Yesterday we saw the cash Dow close higher by 81 points at 11,143 and that was a new closing high for this leg up and just 62 points short of the April 26th closing high of 11,205 and 103 points shy of the all important 11,246 Fibonacci resistance. What went unnoticed by most if not all is that the Transports closed up 19 points at 4,713 but failed to make a higher closing high. The Transports closed at 4,731 on October 13th so we now have a non-confirmation of the Dow's higher high by the Transports. The question that needs to be asked is whether or not this is a significant event.
Today the Dow is trading down 100 points at 11,042 at 12:30 pm EST and the decline is being blamed on China's raising of their interest rate by ¼ of 1%. I don't buy that! The banks have been coming out with poorer than expected balance sheets and still they've completely ignored the foreclosure debacle brewing in the US. I think the market is now going to begin the discounting process related to the foreclosure mess and that will not be a happy time.

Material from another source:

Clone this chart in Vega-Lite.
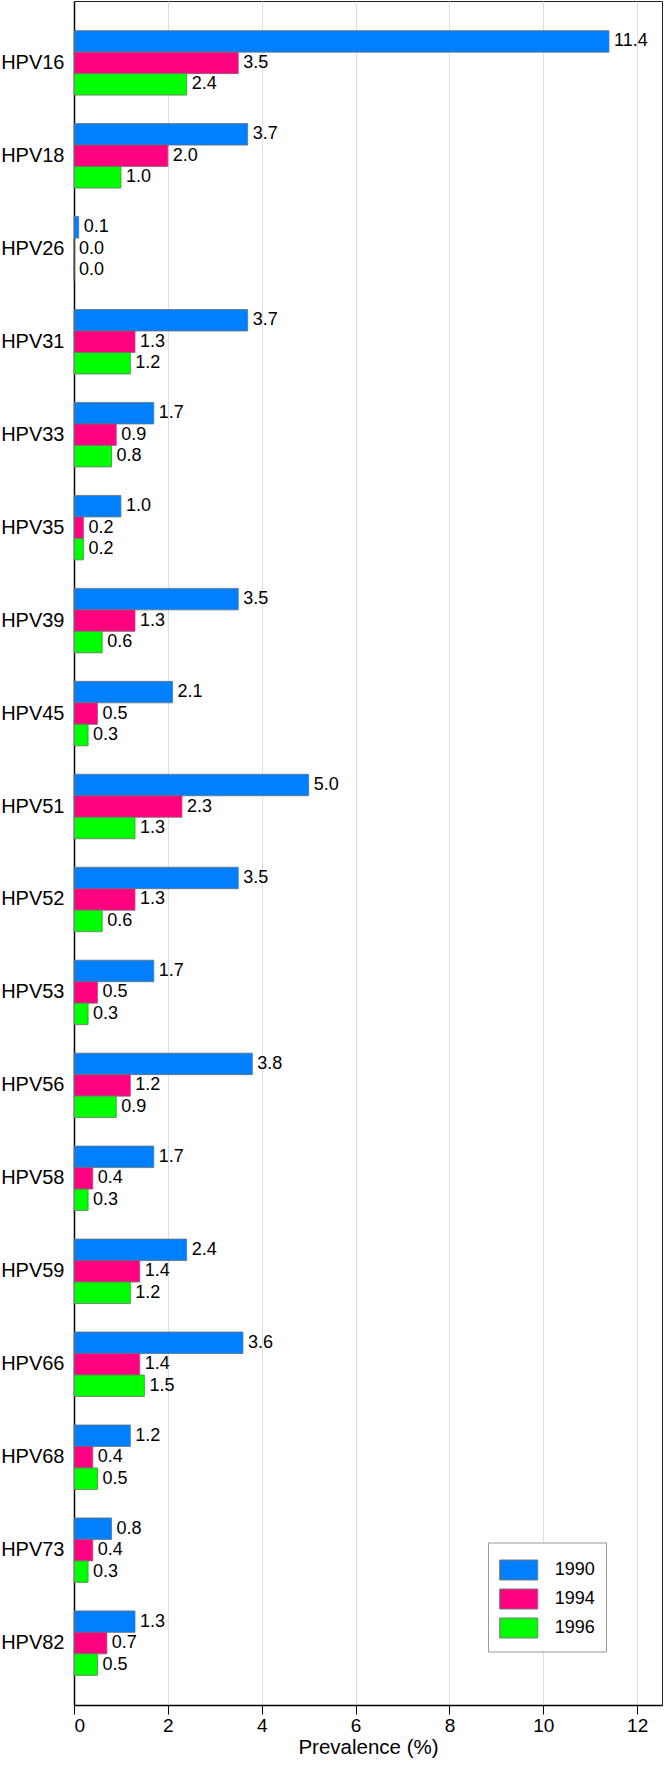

I want you to look
at this chart of the Philadelphia Banking Index and tell me why the recipients of all that TARP money look so terrible, and as a group they have not participated in the recent rally in stocks. I have pointed this out before and I said the Dow cannot sustain a rally if the banking sector isn't participating, and it's clear that it isn't. This is the canary in the coal mine and it is telling you where the real problem resides, i.e. in the banking sector. Once the foreclosure problem hits the cold light of day, and all the big New York lawyers begin to file class action law suits, you won't be able to give these stocks away.
If the Dow has in fact topped there will be spill over into other markets over the short run. Many people have assumed that we have price inflation pushing the cost of certain commodities higher (corn, wheat, cotton, etc…), while at the same time experiencing deflationary pressures on both growth and income. I do not subscribe to that theory as most of you know by now. I see purely deflationary pressures in the economy. So if the Dow turns down here you'll see commodities prices fall and fall hard. Gold and silver will also fall back as investors scramble for liquidity. Gold could fall as low as 1,298.10 while silver could fall as low as 22.54. Maybe a little lower, but then they'll rebound and move higher to test strong resistance at 1,447.50. Likewise the dollar could rally for two or three days, maybe even as long as nine days, but nothing will save it over the long run. If the Dow has topped it means a slightly lower high and I don't think it will take all that long to give back the recent gains. The next couple of days will be very interesting to say the least.